La trippa alla romana è uno degli alimenti più diffusi su tutto il territorio italiano, cucinata in diversi modi a seconda della regione è apprezzata sia dagli italiani che dai turisti che la assaggiano per la prima volta.
La trippa fa parte delle interiora, o del cosiddetto quinto quarto, in cui rientrano tutti gli alimenti considerati meno pregiati. Infatti la trippa, così come la coratella, la pajata e la coda, erano un tempo destinate ai pasti delle famiglie povere, alle quali venivano cedute le interiora scartate dai cuochi dei nobili.
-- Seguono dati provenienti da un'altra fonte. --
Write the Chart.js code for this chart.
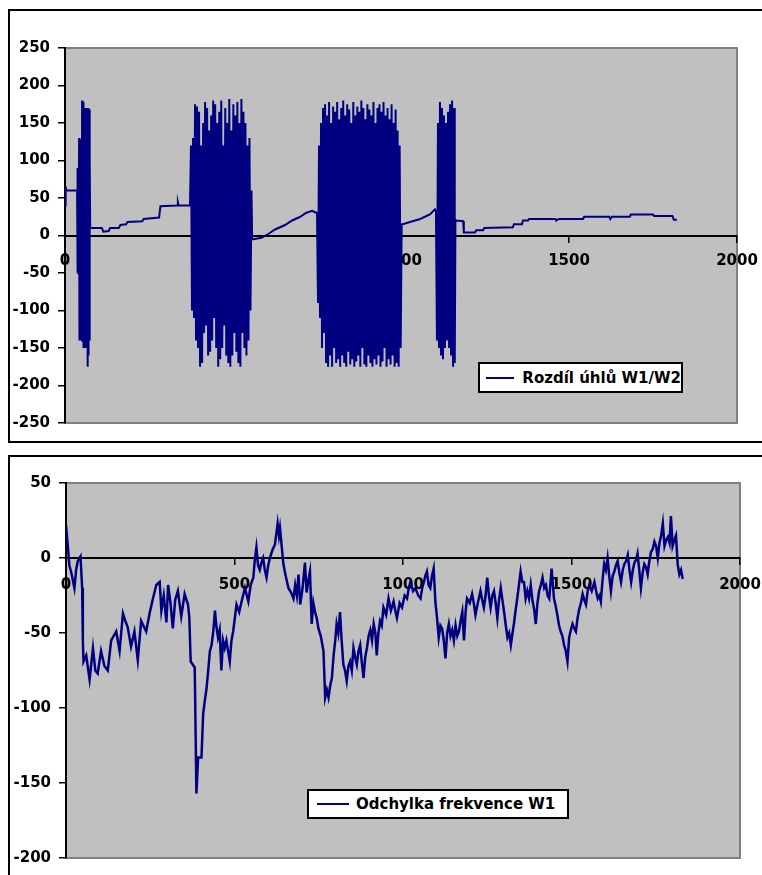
<!DOCTYPE html>
<html>
<head>
<meta charset="utf-8">
<script src="https://cdn.jsdelivr.net/npm/chart.js@4.4.1/dist/chart.umd.min.js"></script>
<style>
  html, body { margin: 0; padding: 0; background: #fff; width: 762px; height: 875px; overflow: hidden; }
  .frame { position: absolute; box-sizing: border-box; border: 2px solid #000; border-right: none; background: #fff; }
  canvas { position: absolute; left: 0; }
  .legend { position: absolute; box-sizing: border-box; border: 2px solid #000; background: #fff;
            display: flex; align-items: center; font-family: "DejaVu Sans", sans-serif; font-weight: bold;
            font-size: 15px; color: #000; white-space: nowrap; z-index: 3; }
  .legend .sample { display: inline-block; height: 2px; background: #000080; }
</style>
</head>
<body>
<div class="frame" style="left:8px; top:9px; width:780px; height:434px;"></div>
<div class="frame" style="left:8px; top:455px; width:780px; height:440px;"></div>
<canvas id="c1" width="762" height="445" style="top:0; z-index:2;"></canvas>
<canvas id="c2" width="762" height="430" style="top:445px; z-index:2;"></canvas>
<div class="legend" id="leg1" style="left:478px; top:362px; width:205px; height:31px;">
  <span class="sample" style="margin-left:6px; width:30px; margin-right:8px;"></span><span id="leg1t"></span>
</div>
<div class="legend" id="leg2" style="left:307px; top:789px; width:262px; height:30px;">
  <span class="sample" style="margin-left:8px; width:32px; margin-right:7px;"></span><span id="leg2t"></span>
</div>
<script>
// ---------- data ----------
const topLabel = "Rozdíl úhlů W1/W2";
const bottomLabel = "Odchylka frekvence W1";

const xTicksStep = 500;
const topYTicks = { min: -250, max: 250, step: 50 };
const bottomYTicks = { min: -200, max: 50, step: 50 };

const topX = [
  0,2,4,10,20,30,36,
  37,38,39,40,42,43,45,46,48,49,51,52,54,55,57,58,60,61,63,64,66,67,68,69,70,72,73,74,
  75,110,114,130,134,160,165,182,186,230,234,280,284,334,336,338,372,
  375,378,381,384,387,390,393,396,399,402,405,408,411,414,417,420,423,426,429,432,
  435,438,441,444,447,450,453,456,459,462,465,468,471,474,477,480,483,486,489,492,
  495,498,501,504,507,510,513,516,519,522,525,528,531,534,537,540,543,546,549,552,555,557,
  560,585,605,625,655,676,700,717,735,750,
  753,756,759,762,765,768,771,774,777,780,783,786,789,792,795,798,801,804,807,810,
  813,816,819,822,825,828,831,834,837,840,843,846,849,852,855,858,861,864,867,870,
  873,876,879,882,885,888,891,894,897,900,903,906,909,912,915,918,921,924,927,930,
  933,936,939,942,945,948,951,954,957,960,963,966,969,972,975,978,981,984,987,990,
  993,996,999,1002,
  1005,1027,1057,1086,1101,1104,
  1107,1110,1113,1116,1119,1122,1125,1128,1131,1134,1137,1140,1143,1146,1149,1152,1155,1158,1160,1162,
  1165,1185,1187,1220,1224,1244,1248,1333,1336,1360,1363,1378,1381,1460,1462,1470,1542,1545,1620,1623,
  1628,1681,1684,1750,1753,1808,1812,1821
];
const topY = [
  40,65,60,60,60,60,60,
  90,-50,88,-52,130,-140,128,-138,125,-140,180,-142,178,-150,170,-148,168,-150,170,-150,165,-148,-175,170,-160,168,-140,100,
  10,10,5,6,10,10,14,15,18,19,22,24,39,40,44,40,40,
  120,-100,130,-110,175,-140,172,-150,165,-175,120,-170,150,-130,178,-120,170,-160,140,-155,
  160,-140,180,-110,175,-150,150,-175,165,-165,180,-150,120,-120,170,-160,150,-170,182,-175,
  140,-160,175,-130,160,-155,178,-170,150,-175,182,-130,165,-150,150,-160,120,-140,130,-100,60,-5,
  -5,-3,2,8,14,20,25,30,33,30,
  -90,120,-110,150,-150,170,-130,175,-170,160,-175,178,-160,150,-175,172,-150,165,-170,178,
  -165,155,-175,170,-160,180,-170,160,-175,175,-155,168,-172,150,-165,178,-175,160,-168,172,
  -160,165,-175,180,-150,170,-172,155,-175,175,-160,168,-170,160,-175,178,-165,150,-172,170,
  -160,175,-175,165,-168,178,-150,160,-175,170,-165,155,-172,175,-160,150,-175,168,-170,140,
  -175,120,-150,15,
  15,18,22,28,35,33,
  -140,150,-150,178,-160,170,-165,160,-150,150,-140,165,-150,175,-160,180,-175,170,-170,21,
  20,19,4,4,7,7,10,11,15,15,20,20,22,22,20,22,22,25,25,22,
  25,25,28,28,26,26,21,21
];

const bottomX = [
  0,5,10,15,25,30,35,43,48,50,
  52,60,70,80,87,94,104,114,124,134,
  149,159,169,176,183,193,203,213,223,238,
  248,258,268,278,283,290,298,303,310,317,
  324,332,342,352,362,366,370,382,387,392,
  402,407,412,417,422,427,432,437,442,446,
  451,456,461,466,471,476,486,491,496,501,
  506,514,521,531,541,548,556,560,565,570,
  575,580,585,590,595,600,605,612,620,628,
  632,635,640,645,652,660,668,675,680,685,
  690,695,702,709,714,719,724,729,734,739,
  744,749,756,764,769,774,779,784,789,794,
  799,803,808,813,818,823,828,833,838,843,
  848,853,858,863,868,873,878,883,888,893,
  898,903,908,913,918,922,927,932,937,942,
  950,957,964,972,977,982,990,997,1005,1012,
  1017,1022,1030,1037,1045,1052,1057,1062,1066,1071,
  1076,1081,1086,1091,1096,1101,1106,1111,1116,1121,
  1126,1131,1136,1141,1146,1151,1156,1161,1166,1171,
  1176,1181,1186,1190,1198,1205,1210,1215,1222,1230,
  1235,1240,1245,1250,1255,1260,1265,1270,1275,1280,
  1285,1290,1295,1300,1305,1310,1315,1320,1325,1329,
  1334,1339,1344,1349,1354,1359,1364,1369,1374,1379,
  1384,1389,1394,1399,1404,1409,1414,1419,1424,1429,
  1434,1441,1448,1453,1458,1463,1468,1473,1478,1483,
  1488,1493,1498,1503,1508,1513,1518,1523,1528,1533,
  1538,1543,1548,1553,1560,1568,1573,1578,1583,1587,
  1592,1597,1602,1607,1612,1617,1622,1627,1632,1637,
  1642,1647,1652,1657,1662,1667,1672,1677,1682,1687,
  1692,1696,1701,1706,1711,1716,1721,1726,1731,1736,
  1741,1746,1751,1756,1761,1766,1771,1776,1781,1786,
  1791,1795,1800,1805,1810,1815,1820,1825,1830
];
const bottomY = [
  22,9,-5,-9,-20,-8,-2,1,-20,-55,
  -69,-65,-81,-60,-75,-77,-62,-72,-75,-55,
  -49,-62,-37,-42,-46,-59,-49,-68,-42,-49,
  -37,-27,-18,-16,-35,-25,-43,-18,-30,-47,
  -28,-22,-39,-24,-31,-40,-69,-73,-157,-133,
  -133,-104,-95,-87,-75,-62,-58,-49,-35,-45,
  -53,-48,-75,-55,-60,-55,-69,-55,-49,-40,
  -31,-36,-29,-20,-29,-18,-13,-2,7,-5,
  -8,-3,0,-8,-13,-5,0,5,9,23,
  15,20,8,-4,-12,-20,-23,-27,-18,-25,
  -11,-31,-20,-3,-23,-15,-9,-44,-30,-36,
  -40,-47,-52,-62,-93,-88,-93,-85,-80,-65,
  -55,-44,-50,-36,-55,-71,-75,-82,-72,-69,
  -75,-60,-66,-71,-62,-58,-70,-80,-66,-60,
  -52,-48,-55,-44,-50,-65,-50,-42,-45,-33,
  -38,-27,-35,-29,-35,-40,-30,-33,-25,-27,
  -20,-16,-22,-20,-25,-27,-20,-16,-12,-9,
  -18,-20,-12,-7,-29,-40,-53,-45,-47,-55,
  -67,-50,-44,-52,-48,-55,-45,-52,-49,-42,
  -36,-55,-35,-27,-30,-24,-30,-38,-30,-22,
  -28,-33,-25,-13,-25,-33,-25,-22,-30,-40,
  -28,-20,-28,-36,-45,-53,-50,-58,-50,-44,
  -35,-27,-18,-9,-16,-16,-27,-22,-27,-18,
  -28,-34,-44,-30,-22,-18,-13,-20,-18,-25,
  -27,-7,-27,-32,-38,-45,-49,-52,-58,-62,
  -69,-53,-48,-44,-47,-49,-40,-34,-30,-24,
  -28,-31,-22,-18,-22,-16,-22,-27,-25,-29,
  -15,-4,-8,0,-12,-22,-12,-9,-5,-2,
  -10,-16,-8,-4,-2,2,-8,-16,-8,-3,
  -1,3,-8,-20,-10,-4,-6,-11,-2,4,
  6,11,8,0,10,15,23,8,12,14,
  10,28,8,12,15,-4,-11,-8,-14
];

// ---------- chart setup ----------
const FONT = { family: "'DejaVu Sans', sans-serif", size: 15, weight: 'bold' };
const NAVY = '#000080';
const NUMFMT = { useGrouping: false };

const plotBg = {
  id: 'plotBg',
  beforeDraw(chart) {
    const { ctx, chartArea: a } = chart;
    ctx.save();
    ctx.fillStyle = '#c0c0c0';
    ctx.fillRect(a.left, a.top, a.right - a.left, a.bottom - a.top);
    ctx.strokeStyle = '#808080';
    ctx.lineWidth = 2;
    ctx.strokeRect(a.left, a.top, a.right - a.left, a.bottom - a.top);
    ctx.restore();
  }
};

function makeChart(id, xs, ys, label, yt, pad, axisW, xPad, lw) {
  const pts = xs.map((x, i) => ({ x: x, y: ys[i] }));
  return new Chart(document.getElementById(id), {
    type: 'line',
    data: { datasets: [{ label: label, data: pts, borderColor: NAVY, borderWidth: lw,
                         pointRadius: 0, tension: 0, fill: false }] },
    options: {
      responsive: false, animation: false, devicePixelRatio: 1, events: [],
      layout: { padding: pad },
      plugins: { legend: { display: false }, tooltip: { enabled: false } },
      scales: {
        x: {
          type: 'linear', min: 0, max: 2000, position: { y: 0 },
          ticks: { stepSize: xTicksStep, padding: xPad, color: '#000', font: FONT, maxRotation: 0,
                   autoSkip: false, format: NUMFMT },
          grid: { drawOnChartArea: false, drawTicks: true, tickLength: 6, color: '#000', lineWidth: 1.5 },
          border: { display: true, color: '#000', width: 2 },
          afterFit(s) { s.paddingLeft = 0; s.paddingRight = 0; }
        },
        y: {
          type: 'linear', position: 'left', min: yt.min, max: yt.max,
          ticks: { stepSize: yt.step, padding: 8, color: '#000', font: FONT, autoSkip: false, format: NUMFMT },
          grid: { drawOnChartArea: false, drawTicks: true, tickLength: 7, color: '#000', lineWidth: 1.5 },
          border: { display: true, color: '#000', width: 2 },
          afterFit(s) { s.width = axisW; s.paddingTop = 0; s.paddingBottom = 0; }
        }
      }
    },
    plugins: [plotBg]
  });
}

makeChart('c1', topX, topY, topLabel, topYTicks, { left: 0, top: 48, right: 25, bottom: 22 }, 65, 11, 2);
makeChart('c2', bottomX, bottomY, bottomLabel, bottomYTicks, { left: 0, top: 38, right: 22, bottom: 17 }, 66, 12, 2.5);

document.getElementById('leg1t').textContent = topLabel;
document.getElementById('leg2t').textContent = bottomLabel;
</script>
</body>
</html>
Non tutti, però, la pensavano così: i nobili romani apprezzavano molto la trippa per il suo apporto proteico e la sazietà garantite a basso costo.
Oggi la trippa alla romana è diventata oggi un piatto tradizionale che non manca mai nei menù dei ristoranti e delle osterie, sia romane che non.
La trippa è generalmente ricavata dallo stomaco del vitello o del maiale, anche se la materia prima più utilizzata resta il rumine del manzo, costituito da tre dei quattro stomaci che compongono l’apparato digerente dell’animale. Dopo la macellazione, le interiora vengono totalmente ripulite, raschiate e sbollentate in acqua, fino a diventare di quel colore bianco in cui tutti la conosciamo.
Proprio a Roma, per tradizione, la trippa veniva consumata nel pranzo del sabato, tanto che ad oggi sono diverse le cucine della città che propongono la trippa proprio al sabato, rispettando questa usanza.
La trippa romana è cotta nella passata di pomodoro e condita con menta fresca e pecorino romano grattugiato, creando un’esplosione di sapore a cui nessuno può resistere.
Chi è a dieta può chiudere un occhio e stare tranquillo: la trippa non è un alimento grasso, anzi è molto proteico e povero di grassi. Certamente, a cambiare l’apporto calorico, contribuiscono il metodo di cottura e il condimento.